◆ **The problem**:
Reproduce nothing but the lines from the one with "Write the TikZ code for this diagram." through the one with "(8,8) rectangle (1000,780);", exactly and with both ends. Omit pictures.

◆ **Stored records**:
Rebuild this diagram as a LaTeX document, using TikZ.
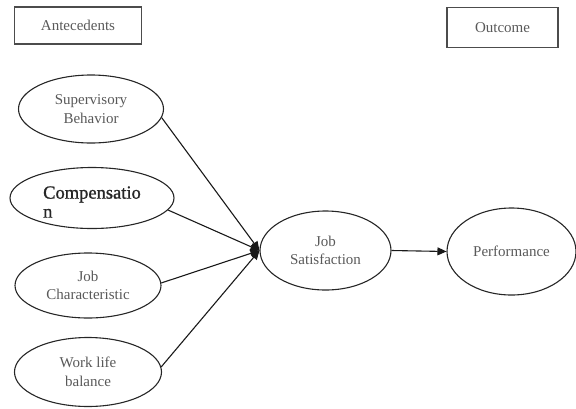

--

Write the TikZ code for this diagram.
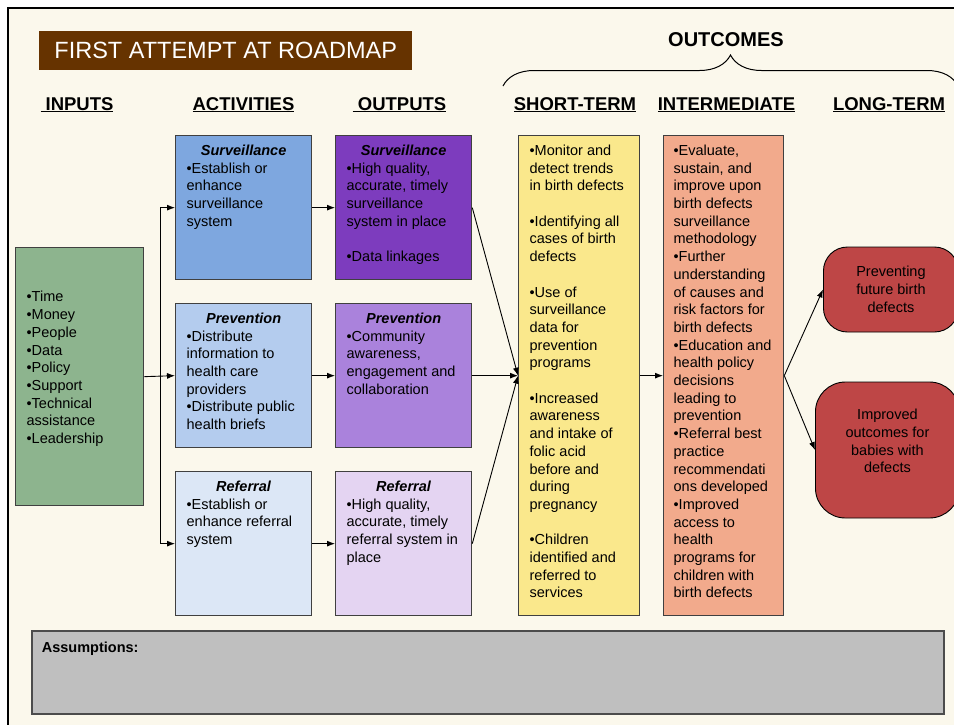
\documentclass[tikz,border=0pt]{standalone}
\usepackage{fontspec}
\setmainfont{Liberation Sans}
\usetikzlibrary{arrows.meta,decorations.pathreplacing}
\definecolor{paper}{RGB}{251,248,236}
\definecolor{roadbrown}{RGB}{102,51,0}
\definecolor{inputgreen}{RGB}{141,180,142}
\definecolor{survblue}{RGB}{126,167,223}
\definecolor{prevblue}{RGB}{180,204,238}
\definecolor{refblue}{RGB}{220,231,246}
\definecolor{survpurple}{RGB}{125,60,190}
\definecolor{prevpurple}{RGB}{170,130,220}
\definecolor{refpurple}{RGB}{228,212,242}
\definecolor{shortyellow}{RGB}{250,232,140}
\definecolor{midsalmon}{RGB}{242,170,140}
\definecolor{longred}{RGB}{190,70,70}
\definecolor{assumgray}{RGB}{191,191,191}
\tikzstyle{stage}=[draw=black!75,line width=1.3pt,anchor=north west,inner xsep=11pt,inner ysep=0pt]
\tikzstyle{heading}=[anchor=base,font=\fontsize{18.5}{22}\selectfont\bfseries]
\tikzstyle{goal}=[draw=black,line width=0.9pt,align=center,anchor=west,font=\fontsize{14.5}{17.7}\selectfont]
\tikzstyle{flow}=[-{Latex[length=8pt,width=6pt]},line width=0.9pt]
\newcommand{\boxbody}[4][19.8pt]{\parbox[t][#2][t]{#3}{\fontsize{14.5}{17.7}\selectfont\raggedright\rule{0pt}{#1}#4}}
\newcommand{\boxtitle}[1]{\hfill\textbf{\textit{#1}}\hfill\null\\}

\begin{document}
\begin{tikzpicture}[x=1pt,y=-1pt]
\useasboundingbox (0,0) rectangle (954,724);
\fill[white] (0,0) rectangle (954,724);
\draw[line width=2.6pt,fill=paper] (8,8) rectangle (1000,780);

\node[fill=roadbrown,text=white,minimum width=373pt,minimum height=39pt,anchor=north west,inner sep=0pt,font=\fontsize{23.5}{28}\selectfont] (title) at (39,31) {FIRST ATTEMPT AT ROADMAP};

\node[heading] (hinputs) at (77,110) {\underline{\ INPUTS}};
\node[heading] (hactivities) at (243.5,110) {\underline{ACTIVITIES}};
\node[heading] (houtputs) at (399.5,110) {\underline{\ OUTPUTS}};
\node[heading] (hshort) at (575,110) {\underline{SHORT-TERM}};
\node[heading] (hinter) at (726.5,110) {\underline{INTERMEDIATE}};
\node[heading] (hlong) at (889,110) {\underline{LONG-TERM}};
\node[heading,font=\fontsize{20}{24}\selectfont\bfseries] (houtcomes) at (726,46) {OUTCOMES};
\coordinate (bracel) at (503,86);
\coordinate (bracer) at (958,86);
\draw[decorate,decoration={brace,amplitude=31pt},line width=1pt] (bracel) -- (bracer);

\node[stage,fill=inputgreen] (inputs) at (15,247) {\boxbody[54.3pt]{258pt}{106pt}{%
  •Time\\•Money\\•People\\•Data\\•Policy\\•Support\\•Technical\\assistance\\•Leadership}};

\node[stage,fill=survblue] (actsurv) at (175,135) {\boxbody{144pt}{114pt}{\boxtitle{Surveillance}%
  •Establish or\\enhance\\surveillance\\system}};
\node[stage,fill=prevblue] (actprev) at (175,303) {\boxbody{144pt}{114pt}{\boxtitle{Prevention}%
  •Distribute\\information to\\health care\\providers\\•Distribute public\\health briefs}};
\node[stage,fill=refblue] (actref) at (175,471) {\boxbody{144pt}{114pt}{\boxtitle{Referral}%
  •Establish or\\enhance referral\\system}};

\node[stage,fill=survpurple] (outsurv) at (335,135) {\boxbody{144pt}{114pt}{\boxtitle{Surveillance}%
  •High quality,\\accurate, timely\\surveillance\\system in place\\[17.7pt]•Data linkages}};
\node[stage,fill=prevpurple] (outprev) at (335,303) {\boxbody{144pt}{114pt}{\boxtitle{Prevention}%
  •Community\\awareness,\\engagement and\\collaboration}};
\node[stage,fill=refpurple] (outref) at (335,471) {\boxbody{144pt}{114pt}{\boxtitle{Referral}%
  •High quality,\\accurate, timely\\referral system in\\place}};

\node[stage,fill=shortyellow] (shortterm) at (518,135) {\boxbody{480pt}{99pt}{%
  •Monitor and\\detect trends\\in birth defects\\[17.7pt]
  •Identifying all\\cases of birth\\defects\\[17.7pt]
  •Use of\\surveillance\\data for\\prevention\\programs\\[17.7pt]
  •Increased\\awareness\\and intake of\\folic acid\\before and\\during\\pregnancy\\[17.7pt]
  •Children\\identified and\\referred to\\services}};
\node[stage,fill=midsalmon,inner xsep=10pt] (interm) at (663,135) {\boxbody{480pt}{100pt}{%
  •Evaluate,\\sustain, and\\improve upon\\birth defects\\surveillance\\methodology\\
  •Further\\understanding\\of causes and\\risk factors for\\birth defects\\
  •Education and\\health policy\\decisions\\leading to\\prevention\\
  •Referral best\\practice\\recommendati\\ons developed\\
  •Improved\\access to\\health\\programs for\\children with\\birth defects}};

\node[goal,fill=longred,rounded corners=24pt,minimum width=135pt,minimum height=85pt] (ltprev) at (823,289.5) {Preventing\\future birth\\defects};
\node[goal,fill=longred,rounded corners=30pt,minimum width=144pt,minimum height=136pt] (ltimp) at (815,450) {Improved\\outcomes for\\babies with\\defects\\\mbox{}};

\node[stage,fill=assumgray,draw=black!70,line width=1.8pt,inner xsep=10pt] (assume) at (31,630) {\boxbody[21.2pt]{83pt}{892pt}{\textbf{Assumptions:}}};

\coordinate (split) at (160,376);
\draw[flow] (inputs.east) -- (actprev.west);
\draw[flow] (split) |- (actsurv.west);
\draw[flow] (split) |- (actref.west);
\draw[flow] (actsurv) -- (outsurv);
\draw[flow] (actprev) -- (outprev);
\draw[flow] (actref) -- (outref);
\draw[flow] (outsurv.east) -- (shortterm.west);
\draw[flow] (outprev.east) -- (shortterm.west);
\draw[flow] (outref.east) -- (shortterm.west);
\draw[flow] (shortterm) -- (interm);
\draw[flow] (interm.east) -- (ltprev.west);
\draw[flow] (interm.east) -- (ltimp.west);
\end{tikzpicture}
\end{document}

==

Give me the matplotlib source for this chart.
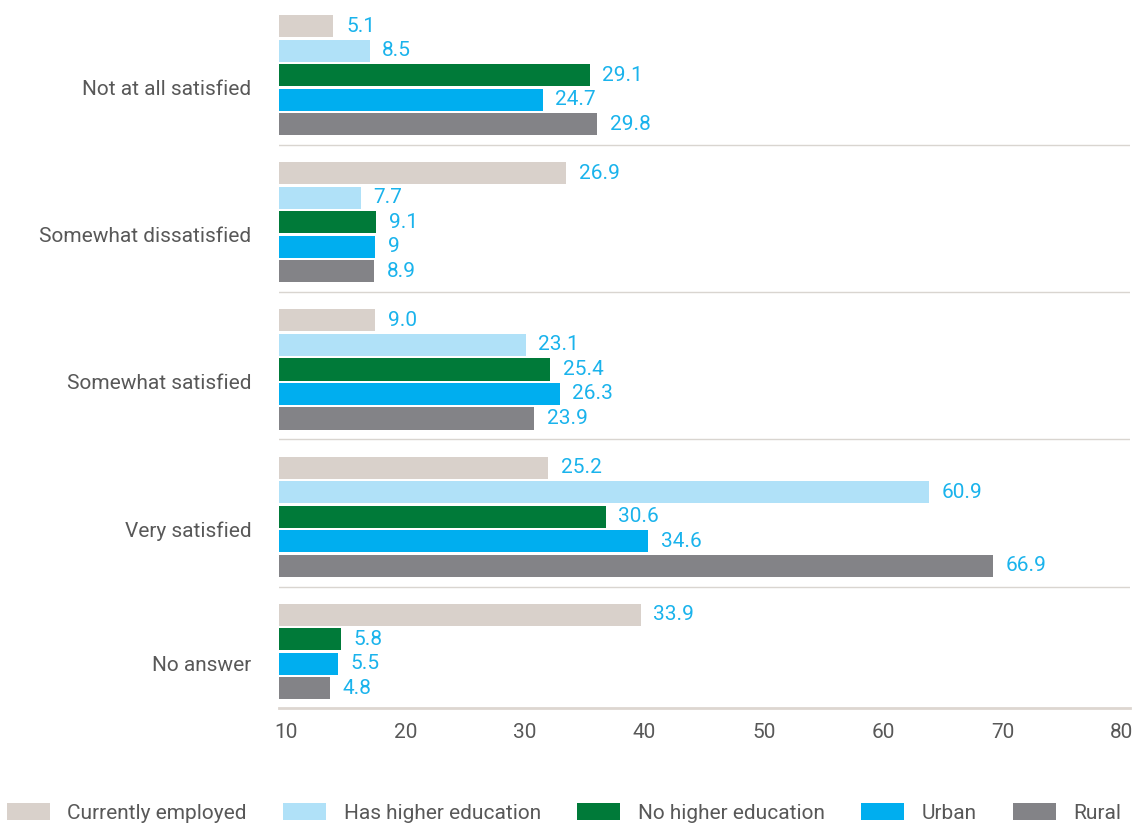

◆ **Written reply**:
Write the TikZ code for this diagram.
\documentclass[tikz,border=0pt]{standalone}
\usepackage{fontspec}
\setmainfont{Liberation Sans}
\usetikzlibrary{arrows.meta,decorations.pathreplacing}
\definecolor{paper}{RGB}{251,248,236}
\definecolor{roadbrown}{RGB}{102,51,0}
\definecolor{inputgreen}{RGB}{141,180,142}
\definecolor{survblue}{RGB}{126,167,223}
\definecolor{prevblue}{RGB}{180,204,238}
\definecolor{refblue}{RGB}{220,231,246}
\definecolor{survpurple}{RGB}{125,60,190}
\definecolor{prevpurple}{RGB}{170,130,220}
\definecolor{refpurple}{RGB}{228,212,242}
\definecolor{shortyellow}{RGB}{250,232,140}
\definecolor{midsalmon}{RGB}{242,170,140}
\definecolor{longred}{RGB}{190,70,70}
\definecolor{assumgray}{RGB}{191,191,191}
\tikzstyle{stage}=[draw=black!75,line width=1.3pt,anchor=north west,inner xsep=11pt,inner ysep=0pt]
\tikzstyle{heading}=[anchor=base,font=\fontsize{18.5}{22}\selectfont\bfseries]
\tikzstyle{goal}=[draw=black,line width=0.9pt,align=center,anchor=west,font=\fontsize{14.5}{17.7}\selectfont]
\tikzstyle{flow}=[-{Latex[length=8pt,width=6pt]},line width=0.9pt]
\newcommand{\boxbody}[4][19.8pt]{\parbox[t][#2][t]{#3}{\fontsize{14.5}{17.7}\selectfont\raggedright\rule{0pt}{#1}#4}}
\newcommand{\boxtitle}[1]{\hfill\textbf{\textit{#1}}\hfill\null\\}

\begin{document}
\begin{tikzpicture}[x=1pt,y=-1pt]
\useasboundingbox (0,0) rectangle (954,724);
\fill[white] (0,0) rectangle (954,724);
\draw[line width=2.6pt,fill=paper] (8,8) rectangle (1000,780);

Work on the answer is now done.